The U.S. Army Military Police School’s Behavioral Sciences Education and Training Division recently completed two of the three scheduled pilot courses for their new three-day Multidisciplinary Strangulation Response and Investigation Course as a result of the changes in the Uniform Code of Military Justice.
David Zeliff, U.S. Army CID Forensics Program manager, said the UCMJ now has a new offense for strangulation, and it is a felony.
The course, created in order to train first responders to better identify the signs and symptoms of strangulation, includes training and education on such topics as: legal changes and implementations, methods and mechanisms of strangulation, medical-legal language, pediatric strangulation, recognition of neurological/physical signs and symptoms, trauma informed interview response, lethality protocols, multidisciplinary collaboration and proper investigative report writing.
“We’ve keyed in on what law enforcement can do, what medical can do and what family advocacy can do,” said Sonya Barlow, BSETD training specialist. “The seriousness of strangulation means we need a coordinated response. We need all first responders on the same sheet of music, so to speak.”
One in four women and one in seven men in the U.S. have been a victim of severe domestic abuse, according to a survey conducted by the Center for Disease Control and Prevention.
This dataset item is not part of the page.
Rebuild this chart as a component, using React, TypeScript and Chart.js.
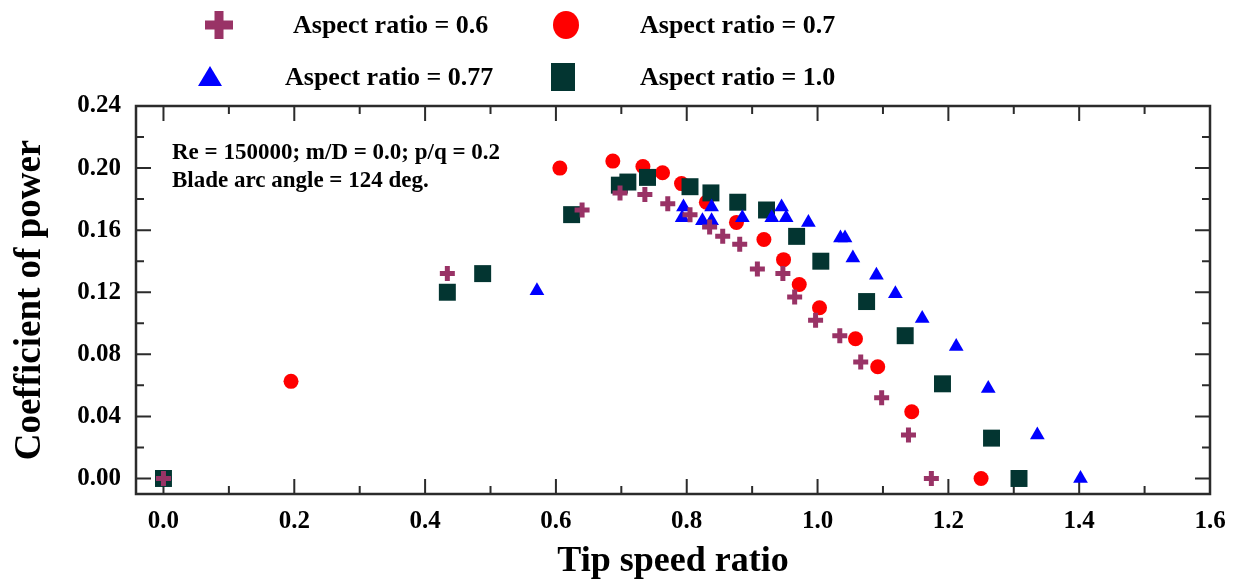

When strangulation is involved, the likelihood of death caused by that abuse increases.
“With domestic abuse and strangulation, it is 700 times more likely that an individual will be a victim of homicide,” Barlow said.
Barlow said the division also created a First Responder’s Lethality Assessment, a Domestic Violence Lethality Assessment and a form that documents bruises and various physical indicators, as well as some emotional indicators that go along with strangulation.
“We built protocols in conjunction with this,” Zeliff said. “Those protocols are going to be issued to all first responders, so when they respond to a scene, rather than looking and saying there are no marks of violence, it will prompt them to ask questions. We hope those questions lead them to where we might be able to stop it after the first incident.”
In creating this course, Barlow and Zeliff said they hope to make more people aware of the dangers of strangulation.
“It’s a much-needed course,” Barlow said. “The sooner we see the signs, the better, and the more people asking the right questions means we can connect victims with the right resources. If a person has been strangled, he or she needs a different level of care.”
Barlow said some signs and symptoms of strangulation are not visible right away, and some are never shown. That is why it is important to learn the indicators.
“If they have lost consciousness, that intensifies their chances to have what we call small strokes, or cryptogenic strokes, where they can suffer memory loss, amnesia — and researchers have even linked it to depression later on,” Barlow said. “They don’t know why they are feeling the way they are feeling, and eventually they go into a deep depression.”
Zeliff said the lack of oxygen causes serious injury to the brain.
“For anyone that has lost consciousness, it creates an anoxic brain injury, and anyone that is suffering from an anoxic brain injury will never be the same,” he said. “There are a lot of things nurses and doctors can do for people, but once they’ve suffered anoxic brain injury, that can’t be fixed. They can be taught to live with it; they can be taught to adapt, but they can’t be fixed, and so it often creates a permanent disability, and some people get progressively worse over time from those injuries, as well.”
Five additional courses have been scheduled following the pilot courses.